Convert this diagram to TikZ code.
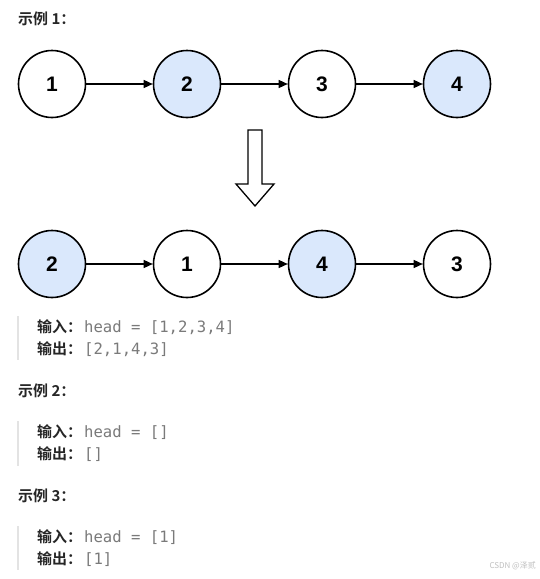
\documentclass[tikz,border=0pt]{standalone}
\usepackage{fontspec}
\setmainfont{Liberation Sans}
\setmonofont{DejaVu Sans Mono}
\newfontfamily\cjk{Noto Sans CJK SC}
\newfontfamily\cjkb{Noto Sans CJK SC}[BoldFont={Noto Sans CJK SC Bold}]
\usetikzlibrary{arrows.meta}
\definecolor{nodeblue}{HTML}{DAE8FC}
\definecolor{codegray}{HTML}{7A7A7A}
\definecolor{bargray}{HTML}{E3E3E3}
\definecolor{headcol}{HTML}{262626}
\tikzset{
  lnode/.style={circle,draw=black,line width=1.6pt,minimum size=67pt,inner sep=0pt,font=\bfseries\fontsize{21}{24}\selectfont},
  bluenode/.style={lnode,fill=nodeblue},
  whitenode/.style={lnode,fill=white},
  link/.style={draw=black,line width=1.3pt,-{Triangle[length=9pt,width=8pt]}},
  heading/.style={anchor=west,inner sep=0pt,text=headcol,font=\cjkb\bfseries\fontsize{15}{18}\selectfont},
  label/.style={anchor=base west,inner sep=0pt,text=headcol,font=\cjkb\bfseries\fontsize{15}{18}\selectfont},
  code/.style={anchor=base west,inner sep=0pt,text=codegray,font=\ttfamily\fontsize{15.6}{18}\selectfont},
  quotebar/.style={draw=bargray,line width=2pt}
}
\begin{document}
\begin{tikzpicture}[x=1pt,y=-1pt]
\useasboundingbox[fill=white] (0,0) rectangle (540,579);

\node[heading] (h1) at (18,19) {示例 1：};

% top row
\node[whitenode] (a1) at (52,84) {1};
\node[bluenode]  (a2) at (187,84) {2};
\node[whitenode] (a3) at (322,84) {3};
\node[bluenode]  (a4) at (457,84) {4};
\draw[link] (a1) -- (a2);
\draw[link] (a2) -- (a3);
\draw[link] (a3) -- (a4);

% hollow arrow
\draw[line width=1.3pt,fill=white,line join=miter] (248,130) -- (262,130) -- (262,184) -- (274,184) -- (255,206) -- (236,184) -- (248,184) -- cycle;

% bottom row
\node[bluenode]  (b1) at (52,264) {2};
\node[whitenode] (b2) at (187,264) {1};
\node[bluenode]  (b3) at (322,264) {4};
\node[whitenode] (b4) at (457,264) {3};
\draw[link] (b1) -- (b2);
\draw[link] (b2) -- (b3);
\draw[link] (b3) -- (b4);

% example 1 text
\coordinate (q1t) at (18,316);
\coordinate (q1b) at (18,360);
\draw[quotebar] (q1t) -- (q1b);
\node[label] (in1) at (37,332) {输入：};
\node[code] (ic1) at (84,332) {head = [1,2,3,4]};
\node[label] (out1) at (37,354) {输出：};
\node[code] (oc1) at (84,354) {[2,1,4,3]};

\node[heading] (h2) at (18,391) {示例 2：};
\coordinate (q2t) at (18,421);
\coordinate (q2b) at (18,466);
\draw[quotebar] (q2t) -- (q2b);
\node[label] (in2) at (37,437) {输入：};
\node[code] (ic2) at (84,437) {head = []};
\node[label] (out2) at (37,459) {输出：};
\node[code] (oc2) at (84,459) {[]};

\node[heading] (h3) at (18,496) {示例 3：};
\coordinate (q3t) at (18,526);
\coordinate (q3b) at (18,570);
\draw[quotebar] (q3t) -- (q3b);
\node[label] (in3) at (37,542) {输入：};
\node[code] (ic3) at (84,542) {head = [1]};
\node[label] (out3) at (37,564) {输出：};
\node[code] (oc3) at (84,564) {[1]};

\node[anchor=east,inner sep=0pt,text=black!25,font=\cjk\fontsize{8}{10}\selectfont] (wm) at (536,566) {CSDN @泽贰};
\end{tikzpicture}
\end{document}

• **EXERCISE AIM**
All of the data needs repeating exactly, but the pictures do not.

• **CORRECT ANSWER**
Convert this diagram to TikZ code.
\documentclass[tikz,border=0pt]{standalone}
\usepackage{fontspec}
\setmainfont{Liberation Sans}
\setmonofont{DejaVu Sans Mono}
\newfontfamily\cjk{Noto Sans CJK SC}
\newfontfamily\cjkb{Noto Sans CJK SC}[BoldFont={Noto Sans CJK SC Bold}]
\usetikzlibrary{arrows.meta}
\definecolor{nodeblue}{HTML}{DAE8FC}
\definecolor{codegray}{HTML}{7A7A7A}
\definecolor{bargray}{HTML}{E3E3E3}
\definecolor{headcol}{HTML}{262626}
\tikzset{
  lnode/.style={circle,draw=black,line width=1.6pt,minimum size=67pt,inner sep=0pt,font=\bfseries\fontsize{21}{24}\selectfont},
  bluenode/.style={lnode,fill=nodeblue},
  whitenode/.style={lnode,fill=white},
  link/.style={draw=black,line width=1.3pt,-{Triangle[length=9pt,width=8pt]}},
  heading/.style={anchor=west,inner sep=0pt,text=headcol,font=\cjkb\bfseries\fontsize{15}{18}\selectfont},
  label/.style={anchor=base west,inner sep=0pt,text=headcol,font=\cjkb\bfseries\fontsize{15}{18}\selectfont},
  code/.style={anchor=base west,inner sep=0pt,text=codegray,font=\ttfamily\fontsize{15.6}{18}\selectfont},
  quotebar/.style={draw=bargray,line width=2pt}
}
\begin{document}
\begin{tikzpicture}[x=1pt,y=-1pt]
\useasboundingbox[fill=white] (0,0) rectangle (540,579);

\node[heading] (h1) at (18,19) {示例 1：};

% top row
\node[whitenode] (a1) at (52,84) {1};
\node[bluenode]  (a2) at (187,84) {2};
\node[whitenode] (a3) at (322,84) {3};
\node[bluenode]  (a4) at (457,84) {4};
\draw[link] (a1) -- (a2);
\draw[link] (a2) -- (a3);
\draw[link] (a3) -- (a4);

% hollow arrow
\draw[line width=1.3pt,fill=white,line join=miter] (248,130) -- (262,130) -- (262,184) -- (274,184) -- (255,206) -- (236,184) -- (248,184) -- cycle;

% bottom row
\node[bluenode]  (b1) at (52,264) {2};
\node[whitenode] (b2) at (187,264) {1};
\node[bluenode]  (b3) at (322,264) {4};
\node[whitenode] (b4) at (457,264) {3};
\draw[link] (b1) -- (b2);
\draw[link] (b2) -- (b3);
\draw[link] (b3) -- (b4);

% example 1 text
\coordinate (q1t) at (18,316);
\coordinate (q1b) at (18,360);
\draw[quotebar] (q1t) -- (q1b);
\node[label] (in1) at (37,332) {输入：};
\node[code] (ic1) at (84,332) {head = [1,2,3,4]};
\node[label] (out1) at (37,354) {输出：};
\node[code] (oc1) at (84,354) {[2,1,4,3]};

\node[heading] (h2) at (18,391) {示例 2：};
\coordinate (q2t) at (18,421);
\coordinate (q2b) at (18,466);
\draw[quotebar] (q2t) -- (q2b);
\node[label] (in2) at (37,437) {输入：};
\node[code] (ic2) at (84,437) {head = []};
\node[label] (out2) at (37,459) {输出：};
\node[code] (oc2) at (84,459) {[]};

\node[heading] (h3) at (18,496) {示例 3：};
\coordinate (q3t) at (18,526);
\coordinate (q3b) at (18,570);
\draw[quotebar] (q3t) -- (q3b);
\node[label] (in3) at (37,542) {输入：};
\node[code] (ic3) at (84,542) {head = [1]};
\node[label] (out3) at (37,564) {输出：};
\node[code] (oc3) at (84,564) {[1]};

\node[anchor=east,inner sep=0pt,text=black!25,font=\cjk\fontsize{8}{10}\selectfont] (wm) at (536,566) {CSDN @泽贰};
\end{tikzpicture}
\end{document}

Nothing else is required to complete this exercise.